*Almira Ananta- www.Konde.co
Di sepanjang jalan yang saya lalui, saat bulan Agustus seperti ini, jalan-jalan selalu dipenuhi dengan kemeriahan. Di Indonesia, kemeriahan ini bertepatan dengan kemerdekaan Indonesia. Ketika saya menyusuri beberapa jalan di Jawa, dari Jawa Barat hingga Jawa Tengah, seminggu lalu bendera merah putih berkibar di jalan.
Pemandangan yang sama juga saya lihat di beberapa negara lain ketika hari kemerdekaan tiba. Di Singapura dan Malaysia, setiap rumah memasang bendera. Toko-toko di Singapura dipenuhi dengan diskon hingga 70%.
Yang melegakan adalah, saya tak pernah kehilangan kemeriahan di tempat saya tinggal di Jakarta. Lomba makan kerupuk, meniup balon, memecahkan air dalam plastik, gerak jalan, volley dan bermain bola menggunakan sarung dan sepeda hias. Pemandangan ini selalu datang setiap Agustus.
Yang lainnya, ada bazar dan banyaknya jualan makanan. Semuanya akan berakhir dengan panggung, dimana ada partisipasi warga dalam pementasan tersebut.
Namun, ada saja yang membuat saya agak prihatin. Dengan kemeriahan ini, dengan semua perlombaan yang dilakukan, mengapa banyak perempuan terutama para ibu, masih memegang peran domestik?.
Dalam kepanityaan kecil misalnya, para ibu masih memegang seksi konsumsi. Selain itu, mereka juga malah sibuk menggelar bazar dan lupa bahwa para ibu harus berpartisipasi dalam kegiatan dan lomba yang lain.
Hal ini yang membuat banyak ibu tak mau tampil.

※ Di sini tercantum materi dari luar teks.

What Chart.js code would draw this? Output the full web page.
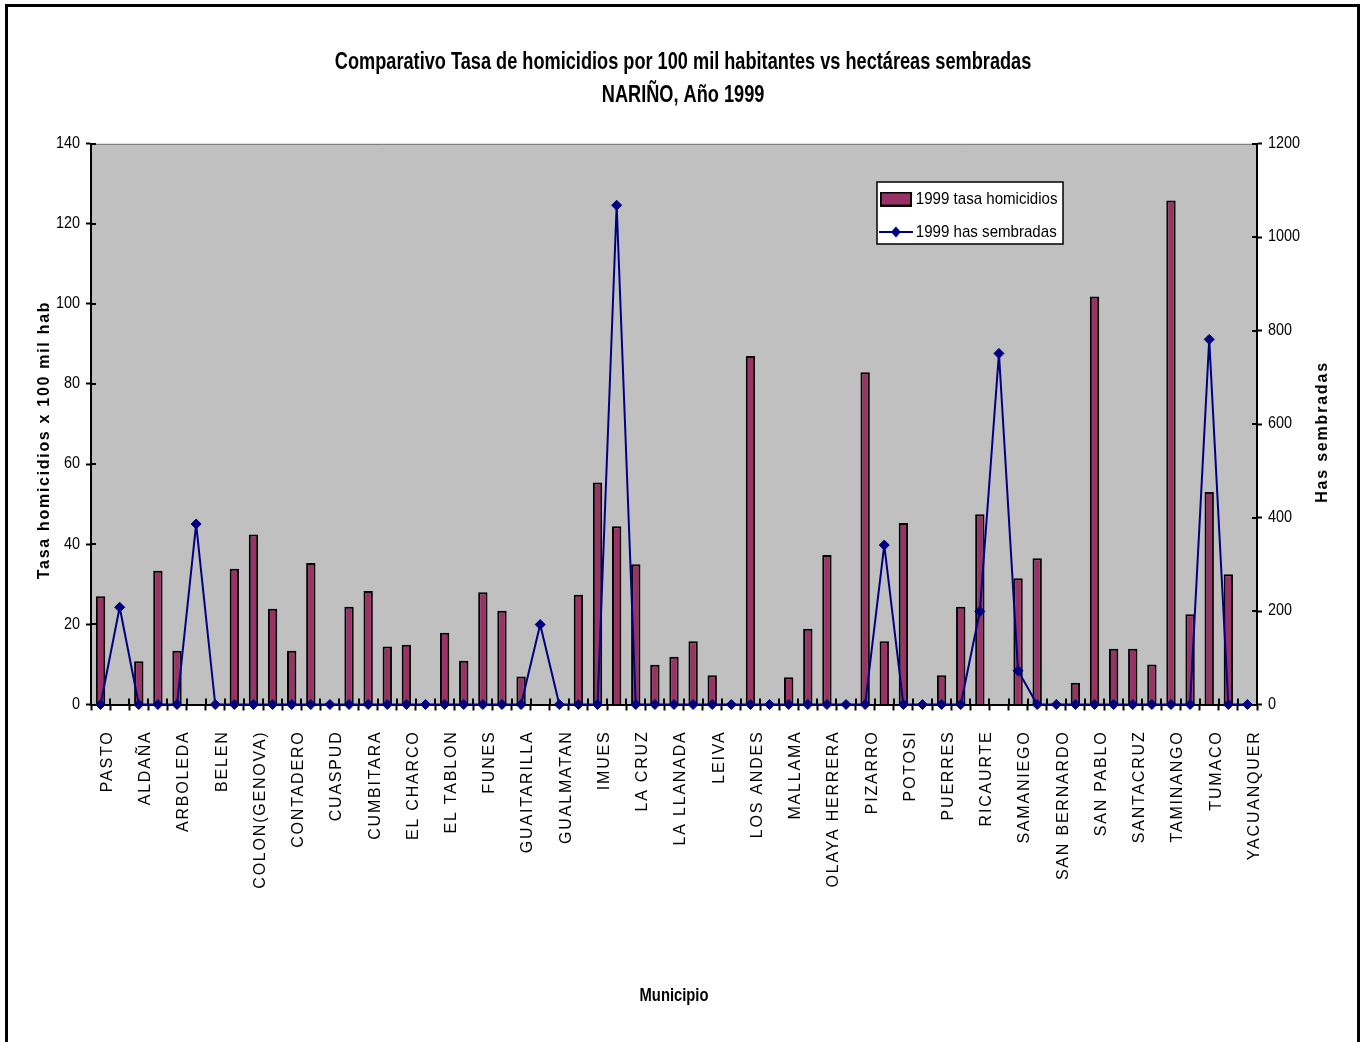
<!DOCTYPE html>
<html>
<head>
<meta charset="utf-8">
<title>Tasa de homicidios vs hectáreas sembradas - Nariño 1999</title>
<script src="https://cdn.jsdelivr.net/npm/chart.js@4.4.1/dist/chart.umd.min.js"></script>
<style>
  html, body { margin: 0; padding: 0; background: #fff; }
  #wrap { width: 1367px; height: 1042px; position: relative; }
  canvas { display: block; }
</style>
</head>
<body>
<div id="wrap"><canvas id="chart" width="1367" height="1042"></canvas></div>
<script>
// Municipios de Nariño (orden del eje X)
const municipios = [
  'PASTO', 'ALBAN', 'ALDAÑA', 'ANCUYA', 'ARBOLEDA', 'BARBACOAS', 'BELEN', 'BUESACO',
  'COLON(GENOVA)', 'CONSACA', 'CONTADERO', 'CORDOBA', 'CUASPUD', 'CUMBAL', 'CUMBITARA',
  'CHACHAGUI', 'EL CHARCO', 'EL ROSARIO', 'EL TABLON', 'EL TAMBO', 'FUNES', 'GUACHUCAL',
  'GUAITARILLA', 'ILES', 'GUALMATAN', 'IPIALES', 'IMUES', 'LA FLORIDA', 'LA CRUZ', 'LA TOLA',
  'LA LLANADA', 'LA UNION', 'LEIVA', 'LINARES', 'LOS ANDES', 'MAGUI', 'MALLAMA', 'MOSQUERA',
  'OLAYA HERRERA', 'OSPINA', 'PIZARRO', 'POLICARPA', 'POTOSI', 'PROVIDENCIA', 'PUERRES',
  'PUPIALES', 'RICAURTE', 'ROBERTO PAYAN', 'SAMANIEGO', 'SANDONA', 'SAN BERNARDO',
  'SAN LORENZO', 'SAN PABLO', 'SAN PEDRO DE CARTAGO', 'SANTACRUZ', 'SAPUYES', 'TAMINANGO',
  'TANGUA', 'TUMACO', 'TUQUERRES', 'YACUANQUER'
];

// 1999 tasa de homicidios por 100 mil habitantes (null = sin dato)
const tasaHomicidios = [
  27, null, 10.8, 33.4, 13.4, null, null, 33.9,
  42.4, 23.9, 13.4, 35.3, null, 24.4, 28.3,
  14.5, 14.9, null, 17.9, 10.9, 28, 23.4,
  7, null, null, 27.4, 55.4, 44.5, 35, 9.9,
  11.9, 15.8, 7.3, null, 87, null, 6.8, 18.9,
  37.3, null, 82.9, 15.8, 45.3, null, 7.3,
  24.4, 47.5, null, 31.5, 36.5, null,
  5.4, 101.8, 13.9, 13.9, 10, 125.8,
  22.5, 53, 32.5, null
];

// 1999 hectáreas sembradas
const hasSembradas = [
  0, 208, 0, 0, 0, 386, 0, 0,
  0, 0, 0, 0, 0, 0, 0,
  0, 0, 0, 0, 0, 0, 0,
  0, 171, 0, 0, 0, 1068, 0, 0,
  0, 0, 0, 0, 0, 0, 0, 0,
  0, 0, 0, 341, 0, 0, 0,
  0, 199, 751, 72, 0, 0,
  0, 0, 0, 0, 0, 0,
  0, 781, 0, 0
];

const tasaTicks = { min: 0, max: 140, step: 20 };
const hasTicks = { min: 0, max: 1200, step: 200 };

const SANS = '"Liberation Sans", Arial, sans-serif';
const PLUM = '#993366';
const NAVY = '#000080';
// horizontal squeeze giving the narrow typeface look
const NARROW_TITLE = 0.79;
const NARROW_TICKS = 0.9;
const NARROW_LEGEND = 0.887;
const NARROW_XTITLE = 0.82;

// Legend symbols: a filled bar and a line with a diamond marker
function barSymbol() {
  const c = document.createElement('canvas');
  c.width = 36; c.height = 15;
  const g = c.getContext('2d');
  g.fillStyle = PLUM; g.fillRect(1, 1, 34, 13);
  g.strokeStyle = '#000'; g.lineWidth = 2; g.strokeRect(1, 1, 34, 13);
  return c;
}
function lineSymbol() {
  const c = document.createElement('canvas');
  c.width = 38; c.height = 12;
  const g = c.getContext('2d');
  g.strokeStyle = NAVY; g.lineWidth = 2;
  g.beginPath(); g.moveTo(0, 6); g.lineTo(38, 6); g.stroke();
  g.fillStyle = NAVY;
  g.beginPath(); g.moveTo(19, 0.5); g.lineTo(24.5, 6); g.lineTo(19, 11.5); g.lineTo(13.5, 6); g.closePath(); g.fill();
  return c;
}

// Rotated, letter-spaced axis title drawn at the scale's position
function spacedAxisTitle(scale, cx, cy, spacing) {
  const o = scale.options.title;
  const f = Chart.helpers.toFont(o.font);
  const ctx = scale.ctx;
  ctx.save();
  ctx.translate(cx, cy);
  ctx.rotate(-Math.PI / 2);
  ctx.font = f.string;
  ctx.fillStyle = o.color;
  ctx.letterSpacing = spacing + 'px';
  ctx.textAlign = 'center';
  ctx.textBaseline = 'middle';
  ctx.fillText(o.text, 0, 0);
  ctx.restore();
}

// Run a drawing routine with a horizontal squeeze about x = cx
function squeezed(ctx, cx, k, fn) {
  ctx.save();
  ctx.translate(cx, 0);
  ctx.scale(k, 1);
  ctx.translate(-cx, 0);
  fn();
  ctx.restore();
}

const legendBox = { x: 877, y: 182, w: 186, h: 62 };

const axisTextPlugin = {
  id: 'axisText',
  afterLayout(chart) {
    const { x, y, y1 } = chart.scales;
    const proto = Object.getPrototypeOf(x);
    x.drawLabels = function (area) {
      const c = this.ctx;
      c.save();
      c.letterSpacing = '1.8px';
      proto.drawLabels.call(this, area);
      c.restore();
    };
    x.drawTitle = function () {
      squeezed(this.ctx, (this.left + this.right) / 2, NARROW_XTITLE, () => proto.drawTitle.call(this));
    };
    const yProto = Object.getPrototypeOf(y);
    y.drawLabels = function (area) {
      const o = this.options;
      const anchor = this.right - o.grid.tickLength - o.ticks.padding;
      squeezed(this.ctx, anchor, NARROW_TICKS, () => yProto.drawLabels.call(this, area));
    };
    y1.drawLabels = function (area) {
      const o = this.options;
      const anchor = this.left + o.grid.tickLength + o.ticks.padding;
      squeezed(this.ctx, anchor, NARROW_TICKS, () => yProto.drawLabels.call(this, area));
    };
    y.drawTitle = function () {
      spacedAxisTitle(this, this.left + 45, (this.top + this.bottom) / 2 + 16, 1.7);
    };
    y1.drawTitle = function () {
      spacedAxisTitle(this, this.left + 66, (this.top + this.bottom) / 2 + 8, 1.8);
    };

    const t = chart.titleBlock;
    if (t && !t._squeezed) {
      const drawTitleBlock = t.draw.bind(t);
      t.draw = function () {
        squeezed(this.ctx, (this.left + this.right) / 2 - 2, NARROW_TITLE, drawTitleBlock);
      };
      t._squeezed = true;
    }
    const lg = chart.legend;
    if (lg && !lg._squeezed) {
      const drawLegend = lg.draw.bind(lg);
      lg.draw = function () {
        squeezed(this.ctx, legendBox.x, NARROW_LEGEND, drawLegend);
      };
      lg._squeezed = true;
    }
  }
};

// Page frame, grey plot background and the white legend panel
const backdropPlugin = {
  id: 'backdrop',
  beforeDraw(chart) {
    const { ctx, chartArea: a } = chart;
    ctx.save();
    ctx.fillStyle = '#fff';
    ctx.fillRect(0, 0, chart.width, chart.height);
    ctx.fillStyle = '#C0C0C0';
    ctx.fillRect(a.left, a.top, a.right - a.left, a.bottom - a.top);
    ctx.strokeStyle = '#808080';
    ctx.lineWidth = 1;
    ctx.beginPath();
    ctx.moveTo(a.left, Math.round(a.top) + 0.5);
    ctx.lineTo(a.right, Math.round(a.top) + 0.5);
    ctx.stroke();
    ctx.fillStyle = '#fff';
    ctx.fillRect(legendBox.x, legendBox.y, legendBox.w, legendBox.h);
    ctx.strokeStyle = '#000';
    ctx.lineWidth = 1.5;
    ctx.strokeRect(legendBox.x, legendBox.y, legendBox.w, legendBox.h);
    ctx.restore();

    // legend content sits inside the panel
    const lg = chart.legend;
    lg.left = legendBox.x - 8.7;
    lg.top = legendBox.y - 7.5;
    lg.width = 300;
    lg.height = 120;
    lg.right = lg.left + lg.width;
    lg.bottom = lg.top + lg.height;
  },
  afterDraw(chart) {
    const ctx = chart.ctx;
    ctx.save();
    ctx.strokeStyle = '#000';
    ctx.lineWidth = 3;
    ctx.strokeRect(6.5, 5.5, 1352, chart.height + 20);
    ctx.restore();
  }
};

// Tick marks crossing to the inside of each axis
const innerTicksPlugin = {
  id: 'innerTicks',
  beforeDatasetsDraw(chart) {
    const { ctx, chartArea: a, scales: { x, y, y1 } } = chart;
    ctx.save();
    ctx.strokeStyle = '#000';
    ctx.lineWidth = 2;
    ctx.beginPath();
    y.ticks.forEach(t => {
      const p = Math.round(y.getPixelForValue(t.value));
      ctx.moveTo(a.left, p); ctx.lineTo(a.left + 5, p);
    });
    y1.ticks.forEach(t => {
      const p = Math.round(y1.getPixelForValue(t.value));
      ctx.moveTo(a.right - 5, p); ctx.lineTo(a.right, p);
    });
    for (let k = 0; k <= municipios.length; k++) {
      const p = Math.round(x.getPixelForValue(k - 0.5));
      ctx.moveTo(p, a.bottom - 6); ctx.lineTo(p, a.bottom);
    }
    ctx.stroke();
    ctx.restore();
  }
};

const ctx = document.getElementById('chart').getContext('2d');
new Chart(ctx, {
  type: 'bar',
  data: {
    labels: municipios,
    datasets: [
      {
        type: 'bar',
        label: '1999 tasa homicidios',
        data: tasaHomicidios,
        yAxisID: 'y',
        backgroundColor: PLUM,
        borderColor: '#000',
        borderWidth: 2,
        barPercentage: 0.49,
        categoryPercentage: 1,
        order: 1
      },
      {
        type: 'line',
        label: '1999 has sembradas',
        data: hasSembradas,
        yAxisID: 'y1',
        borderColor: NAVY,
        backgroundColor: NAVY,
        borderWidth: 2,
        borderJoinStyle: 'round',
        tension: 0,
        pointStyle: 'rectRot',
        pointRadius: 5,
        pointBackgroundColor: NAVY,
        pointBorderColor: NAVY,
        pointBorderWidth: 1,
        clip: false,
        order: 0
      }
    ]
  },
  options: {
    responsive: false,
    animation: false,
    devicePixelRatio: 1,
    layout: { padding: 0 },
    plugins: {
      title: {
        display: true,
        text: ['Comparativo Tasa de homicidios por 100 mil habitantes vs hectáreas sembradas', 'NARIÑO, Año 1999'],
        color: '#000',
        font: { family: SANS, size: 23, weight: 'bold', lineHeight: 33 / 23 },
        padding: { top: 46.5, bottom: 31 }
      },
      legend: {
        display: true,
        position: 'chartArea',
        align: 'start',
        labels: {
          usePointStyle: true,
          pointStyleWidth: 28,
          padding: 16,
          color: '#000',
          font: { family: SANS, size: 17 },
          generateLabels: () => [
            { text: '1999 tasa homicidios', pointStyle: barSymbol(), fillStyle: PLUM, strokeStyle: '#000', lineWidth: 0, hidden: false, datasetIndex: 0 },
            { text: '1999 has sembradas', pointStyle: lineSymbol(), fillStyle: NAVY, strokeStyle: NAVY, lineWidth: 0, hidden: false, datasetIndex: 1 }
          ]
        }
      },
      tooltip: { enabled: false }
    },
    scales: {
      x: {
        type: 'category',
        offset: true,
        grid: { display: true, offset: true, drawOnChartArea: false, drawTicks: true, tickLength: 6, tickWidth: 2, color: '#000' },
        border: { display: true, color: '#000', width: 2 },
        ticks: {
          autoSkip: false,
          minRotation: 90,
          maxRotation: 90,
          padding: 20,
          labelOffset: 7,
          color: '#000',
          font: { family: SANS, size: 16 },
          callback: (v, i) => (i % 2 === 0 ? municipios[i] : '')
        },
        title: {
          display: true,
          text: 'Municipio',
          color: '#000',
          font: { family: SANS, size: 18, weight: 'bold' },
          padding: { top: 0, bottom: 35 }
        },
        afterFit: s => { s.height = 337.5; }
      },
      y: {
        position: 'left',
        min: tasaTicks.min,
        max: tasaTicks.max,
        ticks: { stepSize: tasaTicks.step, padding: 6, color: '#000', font: { family: SANS, size: 16 }, callback: v => String(v) },
        grid: { drawOnChartArea: false, drawTicks: true, tickLength: 5, tickWidth: 2, color: '#000' },
        border: { display: true, color: '#000', width: 2 },
        title: { display: true, text: 'Tasa homicidios x 100 mil hab', color: '#000', font: { family: SANS, size: 16, weight: 'bold' } },
        afterFit: s => { s.width = 91; }
      },
      y1: {
        position: 'right',
        min: hasTicks.min,
        max: hasTicks.max,
        ticks: { stepSize: hasTicks.step, padding: 6, color: '#000', font: { family: SANS, size: 16 }, callback: v => String(v) },
        grid: { drawOnChartArea: false, drawTicks: true, tickLength: 5, tickWidth: 2, color: '#000' },
        border: { display: true, color: '#000', width: 2 },
        title: { display: true, text: 'Has sembradas', color: '#000', font: { family: SANS, size: 16, weight: 'bold' } },
        afterFit: s => { s.width = 110; }
      }
    }
  },
  plugins: [backdropPlugin, innerTicksPlugin, axisTextPlugin]
});
</script>
</body>
</html>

Bukan tak mau tampil sebenarnya, namun lingkungan sudah memposisikan ibu untuk mengambil peran-peran domestik. Ketua dan wakil ketua peringatan 17 Agustus misalnya, selalu dipegang laki-laki. Baru kemudian ibu atau perempuan memegang peran sebagai sekretaris dan seksi konsumsi.
Hal ini saya alami terus menerus ketika saya kecil. PKK, seksi konsumsi kemudian membuat peran perempuan tak kelihatan di ruang publik.
Dalam sejumlah kepanityaan yang saya ikuti misalnya, para perempuan kemudian sibuk dengan dapur dan konsumsi. Sering meninggalkan rapat dan lebih sibuk menyipakan makanan. Padahal perempuan seharusnya menjadi subyek penting sebagai pengambil keputusan diantara laki-laki atau bapak-bapak yang lain. Namun yang terjadi tidak demikian.
Seingat saya, dulu banyak pihak yang mengkritik soal keberadaan PKK karena organisasi ini mendomestifikasi perempuan. Namun, tak hanya menjadi kepanjangan PKK jaman dahulu, kepanityaan seperti hari kemerdekaan atau kepanityaan lain selalu menempatkan perempuan dalam peran-peran domestiknya.
Secara iseng, saya pernah menanyakan ini dalam sebuah rapat warga di tempat saya tinggal. Ada seorang bapak yang menjawab bahwa,” Memang itu sudah pembagian tugas. Bapak di depan, ibu di belakang.”
Namun bukankah jika ini diartikan sebagai sebuah pembagian tugas, perempuan bisa saja dibalik: mereka berada di depan dan laki-laki di belakang?
Kalau jawabannya bahwa: itu tidak pantas, ya repot jadinya.
Dan pertanyaan berikutnya: apakah para perempuan dan ibu-ibu sudah pernah ditanya, apakah mereka sudah nyaman berada di posisi belakang? Apakah pertanyaan ini pernah ditanyakan pada para perempuan dan ibu? Jika tidak, memang ada yang salah dalam konstruksi berpikir di sekeliling kita.
Cara berpikir yang dikotomis ini tentu saja tidak tiba-tiba lahir secara alamiah, namun ini merupakan konstruksi yang kemudian dibesarkan, langgeng dan terus-menerus terjadi.
Perempuan seharusnya berjuang atas ini, melawan dikotomi yang merugikan mereka. Sehingga Agustus, seperti bulan-bulan sekarang ini tidak hanya dihiasi dengan perlombaan, hiasan dan panggung, namun juga dengan debat soal bagaimana menempatkan perempuan sebagai subyek penting dalam sebuah organisasi, kepanityaan. Sehingga tak ada lagi dikotomi dan pembatasan atas peran perempuan.
Perubahan, tentu dilakukan dari tempat terkecil, dimana kita tinggal.